**Requirements:**
Please output the data below exactly as given, starting at its first line and stopping after the line that contains "6500000, 7000000, 7500000];".

──────── Source excerpt

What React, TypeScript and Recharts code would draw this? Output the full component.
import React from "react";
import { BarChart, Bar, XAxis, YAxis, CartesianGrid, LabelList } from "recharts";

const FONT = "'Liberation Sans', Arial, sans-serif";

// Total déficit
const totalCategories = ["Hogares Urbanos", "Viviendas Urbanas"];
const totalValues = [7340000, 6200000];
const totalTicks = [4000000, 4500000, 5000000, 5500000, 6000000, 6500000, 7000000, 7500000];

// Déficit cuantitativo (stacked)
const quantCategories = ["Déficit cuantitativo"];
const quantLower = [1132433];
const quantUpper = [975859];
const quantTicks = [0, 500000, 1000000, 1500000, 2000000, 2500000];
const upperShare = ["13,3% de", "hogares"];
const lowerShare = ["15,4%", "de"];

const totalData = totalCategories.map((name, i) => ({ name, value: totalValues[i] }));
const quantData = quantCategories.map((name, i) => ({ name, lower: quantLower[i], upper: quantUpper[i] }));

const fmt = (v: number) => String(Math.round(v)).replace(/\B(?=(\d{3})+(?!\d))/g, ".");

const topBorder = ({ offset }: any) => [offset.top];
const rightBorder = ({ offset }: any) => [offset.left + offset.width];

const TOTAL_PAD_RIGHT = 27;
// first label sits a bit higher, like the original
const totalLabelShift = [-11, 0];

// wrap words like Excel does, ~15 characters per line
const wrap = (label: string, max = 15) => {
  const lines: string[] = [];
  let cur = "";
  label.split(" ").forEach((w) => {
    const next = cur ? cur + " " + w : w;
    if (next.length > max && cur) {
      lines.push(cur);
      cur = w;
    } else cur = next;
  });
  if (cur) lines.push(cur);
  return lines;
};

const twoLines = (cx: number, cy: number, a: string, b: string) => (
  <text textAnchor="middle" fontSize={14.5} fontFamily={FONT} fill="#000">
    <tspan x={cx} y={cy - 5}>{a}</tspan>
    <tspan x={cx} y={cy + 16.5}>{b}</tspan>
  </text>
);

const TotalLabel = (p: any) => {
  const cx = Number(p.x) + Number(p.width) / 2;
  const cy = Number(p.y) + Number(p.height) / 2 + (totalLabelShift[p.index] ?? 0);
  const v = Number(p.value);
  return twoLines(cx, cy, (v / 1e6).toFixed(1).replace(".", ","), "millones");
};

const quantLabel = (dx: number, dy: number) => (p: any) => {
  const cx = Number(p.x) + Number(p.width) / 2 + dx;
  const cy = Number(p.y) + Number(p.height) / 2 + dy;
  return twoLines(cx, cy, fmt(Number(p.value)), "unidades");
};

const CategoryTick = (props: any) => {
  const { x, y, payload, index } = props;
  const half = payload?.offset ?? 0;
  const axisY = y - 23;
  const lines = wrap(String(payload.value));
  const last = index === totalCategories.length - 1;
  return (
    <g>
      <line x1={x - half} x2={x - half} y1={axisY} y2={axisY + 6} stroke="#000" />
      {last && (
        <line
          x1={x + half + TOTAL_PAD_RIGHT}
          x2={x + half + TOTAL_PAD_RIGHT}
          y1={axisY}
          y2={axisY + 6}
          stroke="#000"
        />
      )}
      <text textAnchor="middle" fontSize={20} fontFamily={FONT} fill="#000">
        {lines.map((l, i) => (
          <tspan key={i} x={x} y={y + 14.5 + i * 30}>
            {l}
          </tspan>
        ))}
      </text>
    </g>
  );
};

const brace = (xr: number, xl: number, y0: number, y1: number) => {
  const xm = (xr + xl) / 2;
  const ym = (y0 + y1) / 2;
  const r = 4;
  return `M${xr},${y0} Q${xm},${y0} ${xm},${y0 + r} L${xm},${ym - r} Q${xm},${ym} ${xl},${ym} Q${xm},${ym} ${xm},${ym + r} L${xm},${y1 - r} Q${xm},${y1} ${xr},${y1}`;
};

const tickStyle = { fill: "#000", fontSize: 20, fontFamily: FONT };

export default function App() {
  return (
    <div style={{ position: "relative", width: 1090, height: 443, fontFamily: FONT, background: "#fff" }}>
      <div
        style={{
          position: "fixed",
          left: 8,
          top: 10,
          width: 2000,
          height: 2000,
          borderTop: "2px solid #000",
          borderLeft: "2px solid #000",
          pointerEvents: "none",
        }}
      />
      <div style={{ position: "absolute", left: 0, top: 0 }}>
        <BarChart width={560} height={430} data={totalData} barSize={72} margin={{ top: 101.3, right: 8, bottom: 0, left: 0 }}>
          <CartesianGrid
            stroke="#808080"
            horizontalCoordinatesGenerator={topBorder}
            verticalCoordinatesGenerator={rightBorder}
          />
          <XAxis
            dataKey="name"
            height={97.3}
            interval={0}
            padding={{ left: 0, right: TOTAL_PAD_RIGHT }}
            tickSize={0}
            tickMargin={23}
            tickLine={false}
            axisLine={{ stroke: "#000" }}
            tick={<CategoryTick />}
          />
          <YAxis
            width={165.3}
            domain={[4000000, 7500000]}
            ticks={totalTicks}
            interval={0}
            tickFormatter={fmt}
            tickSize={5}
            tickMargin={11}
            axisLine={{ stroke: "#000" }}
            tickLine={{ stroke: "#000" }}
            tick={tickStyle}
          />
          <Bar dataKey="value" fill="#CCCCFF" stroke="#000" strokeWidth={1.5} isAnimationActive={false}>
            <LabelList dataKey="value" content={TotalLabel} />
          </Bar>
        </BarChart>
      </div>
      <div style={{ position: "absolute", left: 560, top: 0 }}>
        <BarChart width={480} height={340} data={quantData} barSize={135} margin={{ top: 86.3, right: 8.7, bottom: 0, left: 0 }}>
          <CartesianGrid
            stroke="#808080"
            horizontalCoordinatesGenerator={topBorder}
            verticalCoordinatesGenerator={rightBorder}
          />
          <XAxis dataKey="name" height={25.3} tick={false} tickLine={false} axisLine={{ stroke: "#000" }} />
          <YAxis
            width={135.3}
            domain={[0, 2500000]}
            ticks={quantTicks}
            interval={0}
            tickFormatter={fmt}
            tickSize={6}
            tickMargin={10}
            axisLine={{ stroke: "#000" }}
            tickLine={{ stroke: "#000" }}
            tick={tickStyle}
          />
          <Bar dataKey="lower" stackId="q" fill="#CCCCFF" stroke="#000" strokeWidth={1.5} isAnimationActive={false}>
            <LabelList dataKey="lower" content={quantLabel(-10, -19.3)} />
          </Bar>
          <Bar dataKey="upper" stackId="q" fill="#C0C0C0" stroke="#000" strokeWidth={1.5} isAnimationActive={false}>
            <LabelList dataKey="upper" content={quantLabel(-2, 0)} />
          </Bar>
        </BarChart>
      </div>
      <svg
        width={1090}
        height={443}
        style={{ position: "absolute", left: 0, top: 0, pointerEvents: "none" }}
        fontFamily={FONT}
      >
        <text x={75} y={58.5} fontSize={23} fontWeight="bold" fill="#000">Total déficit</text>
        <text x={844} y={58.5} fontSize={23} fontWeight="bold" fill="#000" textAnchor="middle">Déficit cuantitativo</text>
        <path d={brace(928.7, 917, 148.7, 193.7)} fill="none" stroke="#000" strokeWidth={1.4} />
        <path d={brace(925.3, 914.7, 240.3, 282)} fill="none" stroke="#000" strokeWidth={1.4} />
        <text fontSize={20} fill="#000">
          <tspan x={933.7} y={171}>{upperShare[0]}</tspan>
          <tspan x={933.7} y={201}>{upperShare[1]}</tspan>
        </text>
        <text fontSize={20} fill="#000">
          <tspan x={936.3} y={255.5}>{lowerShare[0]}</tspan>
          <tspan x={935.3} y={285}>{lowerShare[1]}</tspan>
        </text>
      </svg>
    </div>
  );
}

────────────────

**Written solution:**
What React, TypeScript and Recharts code would draw this? Output the full component.
import React from "react";
import { BarChart, Bar, XAxis, YAxis, CartesianGrid, LabelList } from "recharts";

const FONT = "'Liberation Sans', Arial, sans-serif";

// Total déficit
const totalCategories = ["Hogares Urbanos", "Viviendas Urbanas"];
const totalValues = [7340000, 6200000];
const totalTicks = [4000000, 4500000, 5000000, 5500000, 6000000, 6500000, 7000000, 7500000];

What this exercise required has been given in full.